(Thu 1st Nov 2007)
Bio fuels have been under the spotlight of late as the debate over food versus fuel continues apace. Using a non essential food resource such as Sugar beet may prove to be less controversial than using other staple food resources.
The plant, which is located alongside the world's largest sugar beet factory at Wissington, Norfolk will produce 70 million litres of bioethanol annually from locally grown sugar beet. The sugar factory's efficient combined heat and power plant also provides energy for the bioethanol plant ensuring that bioethanol produced here delivers a carbon emissions saving of at least 60% compared to fossil derived petrol.
Firemain provided Hall & Kay (www.hkfire.co.uk) the level 4 LPC sprinkler contractor to the project with 5 electrically operated Remote Control Monitors mounted on 6m towers following a comprehensive risk assessment of the proposed development. 16,000 litres of an alcohol resistant AFFF 3% foam was chosen to deal with the Ethanol hazard. We also supplied the HDPE concentrate tank coupled to a FireDos Turbofoam skid to accurately proportion the foam.

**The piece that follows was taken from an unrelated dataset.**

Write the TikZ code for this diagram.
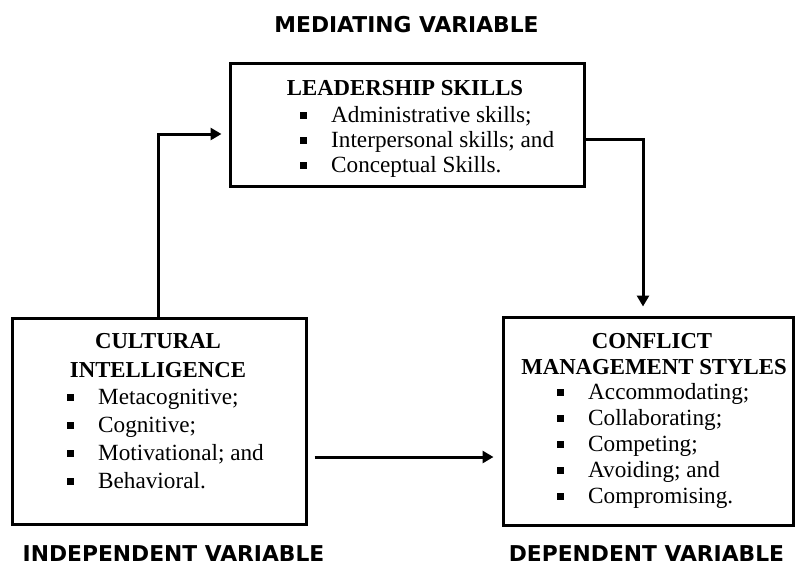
\documentclass[tikz,border=0pt]{standalone}
\usepackage{fontspec}
\setmainfont{Liberation Serif}
\newfontfamily\varfont{DejaVu Sans}
\usetikzlibrary{arrows.meta}

% square bullet followed by the gap before the item text
\newcommand{\sqitem}{\makebox[31pt][l]{\rule[3.5pt]{6.5pt}{6.5pt}}}

\tikzset{
  box/.style={draw, line width=3pt, inner sep=0pt},
  boxtext/.style={inner sep=0pt, anchor=base west, font=\fontsize{23.2pt}{26pt}\selectfont},
  boxhead/.style={inner sep=0pt, anchor=base, font=\fontsize{22.8pt}{26pt}\selectfont\bfseries},
  varlabel/.style={inner sep=0pt, anchor=base, font=\varfont\bfseries\fontsize{21.8pt}{24pt}\selectfont},
  link/.style={line width=3pt, -{Triangle[length=11pt,width=12pt]}}
}

\begin{document}
\begin{tikzpicture}[x=1pt,y=-1pt]
\useasboundingbox (0,0) rectangle (795,566);

% boxes
\node[box, minimum width=354pt, minimum height=123pt] (lead) at (407,124.5) {};
\node[box, minimum width=294pt, minimum height=206pt] (cult) at (159,421) {};
\node[box, minimum width=290pt, minimum height=208pt] (conf) at (648,421) {};

% leadership skills
\node[boxhead] (lead-h) at (405,95) {LEADERSHIP SKILLS};
\foreach \t [count=\i] in {Administrative skills;, Interpersonal skills; and, Conceptual Skills.}
  \node[boxtext] (lead-\i) at (300,{97+25*\i}) {\sqitem\t};

% cultural intelligence
\node[boxhead] (cult-h1) at (158,348) {CULTURAL};
\node[boxhead] (cult-h2) at (158,377) {INTELLIGENCE};
\foreach \t [count=\i] in {Metacognitive;, Cognitive;, Motivational; and, Behavioral.}
  \node[boxtext] (cult-\i) at (67,{376+28*\i}) {\sqitem\t};

% conflict management styles
\node[boxhead] (conf-h1) at (652,348) {CONFLICT};
\node[boxhead] (conf-h2) at (654,374) {MANAGEMENT STYLES};
\foreach \t [count=\i] in {Accommodating;, Collaborating;, Competing;, Avoiding; and, Compromising.}
  \node[boxtext] (conf-\i) at (557,{373+26*\i}) {\sqitem\t};

% variable labels
\node[varlabel] (med) at (406.5,32) {MEDIATING VARIABLE};
\node[varlabel] (ind) at (173.5,561) {INDEPENDENT VARIABLE};
\node[varlabel] (dep) at (646.5,561) {DEPENDENT VARIABLE};

% connectors
\coordinate (j1) at (158,134);
\coordinate (j2) at (643,139);
\coordinate (j3) at (0,457);
\draw[link, shorten >=7pt] (cult.north -| j1) |- (lead.west |- j1);
\draw[link, shorten >=9pt] (lead.east |- j2) -| (conf.north -| j2);
\draw[link, shorten <=7pt, shorten >=8pt] (cult.east |- j3) -- (conf.west |- j3);
\end{tikzpicture}
\end{document}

The plant began production trials in September 2007, reached design throughput within the first two weeks of operation and produced fuel grade bioethanol within three days of start up. The first batch of UK-produced bioethanol was delivered to the UK market during the week commencing September 24.

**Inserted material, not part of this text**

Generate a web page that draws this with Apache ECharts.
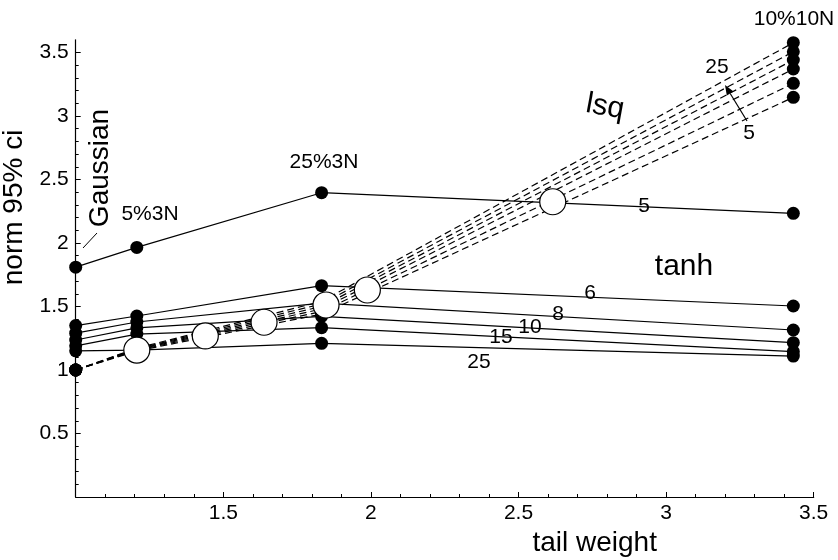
<!DOCTYPE html>
<html>
<head>
<meta charset="utf-8">
<script src="https://cdn.jsdelivr.net/npm/echarts@6/dist/echarts.min.js"></script>
<style>html,body{margin:0;padding:0;background:#fff}#c{width:838px;height:560px}</style>
</head>
<body>
<div id="c"></div>
<script>
// tail weight positions of the four distributions: Gaussian, 5%3N, 25%3N, 10%10N
var tailWeight = [1.0, 1.207, 1.833, 3.431];
// tanh estimator, by N
var tanh5  = [1.81, 1.965, 2.396, 2.234];
var tanh6  = [1.35, 1.425, 1.664, 1.504];
var tanh8  = [1.29, 1.378, 1.526, 1.315];
var tanh10 = [1.236, 1.331, 1.423, 1.215];
var tanh15 = [1.19, 1.283, 1.333, 1.144];
var tanh25 = [1.151, 1.157, 1.21, 1.110];
// lsq estimator, by N
var lsq5  = [1.0, 1.150, 1.440, 3.147];
var lsq6  = [1.0, 1.155, 1.460, 3.257];
var lsq8  = [1.0, 1.160, 1.480, 3.370];
var lsq10 = [1.0, 1.163, 1.500, 3.441];
var lsq15 = [1.0, 1.167, 1.520, 3.506];
var lsq25 = [1.0, 1.172, 1.540, 3.577];
// crossover points (open circles)
var crossX = [1.207, 1.439, 1.638, 1.848, 1.988, 2.616];
var crossY = [1.157, 1.268, 1.376, 1.512, 1.630, 2.325];
// tick values
var xTickLabels = [1.5, 2, 2.5, 3, 3.5];
var yTickLabels = [0.5, 1, 1.5, 2, 2.5, 3, 3.5];
var yMajorTicks = [0, 0.5, 1, 1.5, 2, 2.5, 3, 3.5];
var yMinorTicks = [0.1,0.2,0.3,0.4,0.6,0.7,0.8,0.9,1.1,1.2,1.3,1.4,1.6,1.7,1.8,1.9,2.1,2.2,2.3,2.4,2.6,2.7,2.8,2.9,3.1,3.2,3.3,3.4];

var FONT = 'Liberation Sans';
function pts(ys){ return tailWeight.map(function(x,i){ return [x, ys[i]]; }); }

var tanhSets = [['tanh 5',tanh5],['tanh 6',tanh6],['tanh 8',tanh8],['tanh 10',tanh10],['tanh 15',tanh15],['tanh 25',tanh25]];
var lsqSets = [['lsq 5',lsq5],['lsq 6',lsq6],['lsq 8',lsq8],['lsq 10',lsq10],['lsq 15',lsq15],['lsq 25',lsq25]];

var series = [];
tanhSets.forEach(function(s){
  series.push({name:s[0], type:'line', data:pts(s[1]), symbol:'circle', symbolSize:13,
    itemStyle:{color:'#000', opacity:1}, lineStyle:{color:'#000', width:1.2}, z:3, animation:false, clip:false});
});
lsqSets.forEach(function(s){
  series.push({name:s[0], type:'line', data:pts(s[1]), symbol:'circle', symbolSize:13,
    itemStyle:{color:'#000', opacity:1}, lineStyle:{color:'#000', width:1.2, type:[7,4]}, z:4, animation:false, clip:false});
});
series.push({name:'crossover', type:'scatter', data:crossX.map(function(x,i){return [x,crossY[i]];}),
  symbol:'circle', symbolSize:26, itemStyle:{color:'#fff', opacity:1, borderColor:'#000', borderWidth:1.2}, z:6, animation:false});

function txt(x,y,s,size,rot){
  return {type:'text', x:x, y:y, rotation:rot||0, z:100,
    style:{text:s, fill:'#000', font:(size||21)+'px "'+FONT+'"', align:'center', verticalAlign:'middle'}};
}

var option = {
  animation:false,
  backgroundColor:'#fff',
  textStyle:{fontFamily:FONT},
  grid:{left:75.7, right:24.3, top:39.8, bottom:63, containLabel:false, outerBoundsMode:'none'},
  xAxis:{type:'value', min:1, max:3.5, interval:0.5,
    name:'tail weight', nameLocation:'middle', nameGap:27,
    nameTextStyle:{fontSize:28, color:'#000', fontFamily:FONT, padding:[0,0,0,300]},
    axisLine:{lineStyle:{color:'#000', width:1.2}},
    axisTick:{inside:true, length:5, lineStyle:{color:'#000'}},
    minorTick:{show:true, splitNumber:5, length:3, lineStyle:{color:'#000'}},
    axisLabel:{color:'#000', fontSize:21, fontFamily:FONT, margin:6,
      formatter:function(v){ return xTickLabels.indexOf(v)>=0 ? String(v) : ''; }},
    splitLine:{show:false}
  },
  yAxis:[{type:'value', min:0, max:3.6,
    name:'norm 95% ci', nameLocation:'middle', nameGap:38,
    nameTextStyle:{fontSize:28, color:'#000', fontFamily:FONT, padding:[0,0,0,122]},
    axisLine:{lineStyle:{color:'#000', width:1.2}},
    axisTick:{inside:true, length:5, customValues:yMajorTicks, lineStyle:{color:'#000'}},
    axisLabel:{color:'#000', fontSize:21, fontFamily:FONT, margin:7, customValues:yTickLabels},
    splitLine:{show:false}
  },{type:'value', min:0, max:3.6, position:'left', offset:0,
    axisLine:{show:false},
    axisTick:{show:true, inside:true, length:3, customValues:yMinorTicks, lineStyle:{color:'#000'}},
    axisLabel:{show:false}, splitLine:{show:false}
  }],
  series: series,
  graphic:[
    txt(100,168,'Gaussian',28,Math.PI/2),
    {type:'line', shape:{x1:83,y1:248,x2:97,y2:233}, style:{stroke:'#000', lineWidth:1}, z:100},
    txt(150,214,'5%3N',21),
    txt(324,162,'25%3N',21),
    txt(794,19,'10%10N',21),
    txt(605,107,'lsq',30,-0.18),
    txt(684,267,'tanh',30),
    txt(644,206,'5',21),
    txt(590,293,'6',21),
    txt(558,314,'8',21),
    txt(530,327,'10',21),
    txt(501,337,'15',21),
    txt(479,362,'25',21),
    txt(717,67,'25',21),
    txt(749,133,'5',21),
    {type:'line', shape:{x1:747,y1:121,x2:730.2,y2:93.5}, style:{stroke:'#000', lineWidth:1.2}, z:100},
    {type:'polygon', shape:{points:[[725,85],[733.6,91.4],[726.8,95.6]]}, style:{fill:'#000'}, z:100}
  ]
};
var chart = echarts.init(document.getElementById('c'), null, {renderer:'canvas'});
chart.setOption(option);
</script>
</body>
</html>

British Sugar takes pride in the sustainability of its operations. Nothing is wasted. The sugar beet itself, after the sugar is extracted, is marketed for high-energy animal feed. Molasses, the final syrup from which no more sugar may be extracted, is used as a feedstock by the fermentation industry. The small amount of soil adhering to the sugar beet is marketed to landscapers, architects and farmers, ensuring that this valuable non-renewable resource is used in a sustainable way. The lime products produced as part of the purification process are sold under the LimeX brand for soil conditioning. Even the stones delivered along with the sugar beet are separated, graded and washed and sold. At the Wissington site, in addition to the bioethanol plant, the sustainability is further extended by an associated horticulture operation where around 70 million tomatoes are grown each year in the UK's largest glasshouse - 11 hectares - benefiting from waste heat and CO2 from the sugar factory's power plant.